Disabling Change Data Capture (CDC)
You can disable CDC for either each individual table or disable it at the database level, which in effect will disable CDC for all the tables of the given database. You need to be a member of the db_owner fixed database role to disable CDC at the table level and a member of the sysadmin fixed server for disabling at database level.
--To disable CDC for a table in a database for a given capture instance EXEC sys.sp_cdc_disable_table @source_schema = N'dbo', @source_name = N'Employee', @capture_instance = N'dbo_Employee' GO --To disable CDC for the database in the context EXEC sys.sp_cdc_disable_db GO
Disabling CDC at the database level removes all associated CDC metadata, including the CDC user and schema and the CDC jobs.

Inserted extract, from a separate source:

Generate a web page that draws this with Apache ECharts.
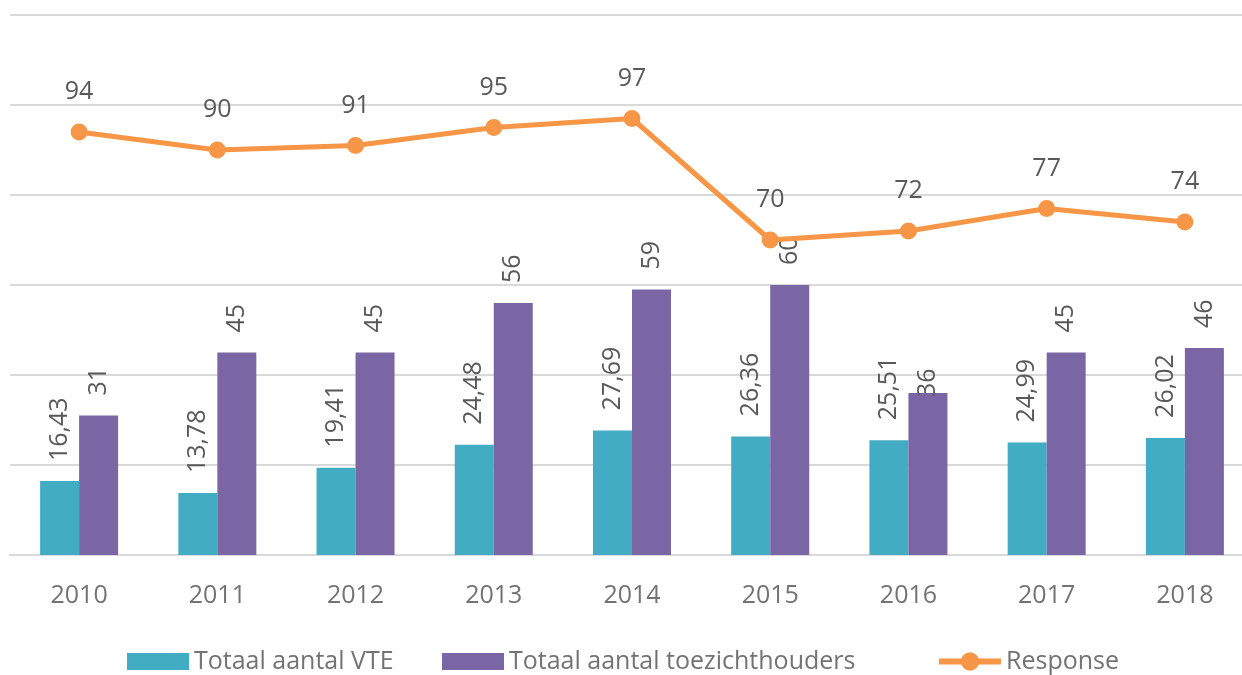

You can execute the scripts below to get more information about CDC configuration:
--Returns CDC configuration information for a specified schema and table EXECUTE sys.sp_cdc_help_change_data_capture @source_schema = N'db', @source_name = N'Employee'; GO --Returns CDC configuration information for all tables in the database EXECUTE sys.sp_cdc_help_change_data_capture GO
More Information about CDC Configuration
In this article I demonstrated how you can leverage the Change Data Capture feature of SQL Server to track DML changes on the source table and how you can pull data incrementally from the tracked table.